Sit close, but not too close. If you can seat yourself, don’t pick a table too far from the action. Even a little bit of walking will contribute to your fatigue levels. At the same time, don’t sit two feet from the food stations because all those smells will hit you at once and wreak havoc on your olfaction.
First stop: meat. The ham, beef, and chicken will likely be tucked away in the far corner from where you’re seated, but that should be your first target. Soups, breads, pastas, and rice are simply road blocks intended to fill you up quickly and save the restaurant money
Your beverage of choice: nothing. Drink as little as possible. Liquids take up space in your stomach that could be better used for food. If you must, pour yourself a half glass of water and take a sip after every plate–just enough to cleanse your palate for the next round.
Second stop: meat. Seriously, load up on meat if you want your money’s worth.
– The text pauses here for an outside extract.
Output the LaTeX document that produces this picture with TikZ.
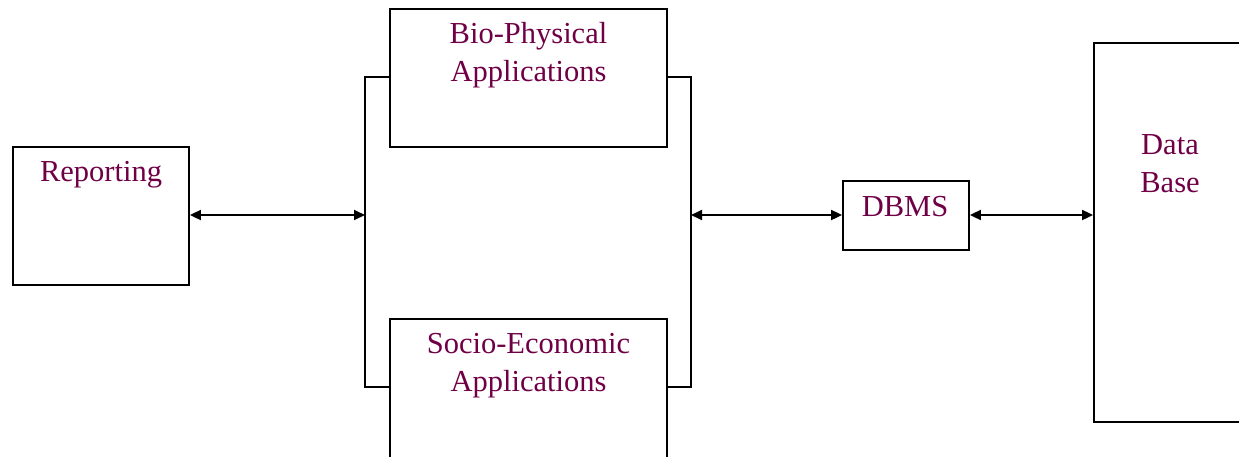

At full-service carving stations, let the carver keep loading your plate until it’s full of dead animal. Don’t be tempted to shove some mashed potatoes on the side to fill the gap in that plate.
Third stop: meat. Or maybe seafood. Just don’t fall for those generic-looking white fish fillets you’ll sometimes see. They usually taste terrible and are cheaper than tender slices of beef.
Fourth stop: something else. If you’re still eating after downing a few pounds of pork and poultry, you’re probably close to breaking even. Feel free to sample some of the other wares.
Bread should still be a no-no because it’s dirt cheap and will fill your tummy faster than you can say “I gotta puke.”
Take a break. Now is probably a good time to break out that book and pause for a bit. Avoid the temptation to down a mug of soda. The only digestive aid you should use right now is time.
Fifth through ??? stops: victory! Once you’ve gotten your money’s worth, it’s time to celebrate your win. Grab a brownie, smother it with ice cream, toss on every topping in sight, and top it all off with a big slice of roast beef. Mmmmm.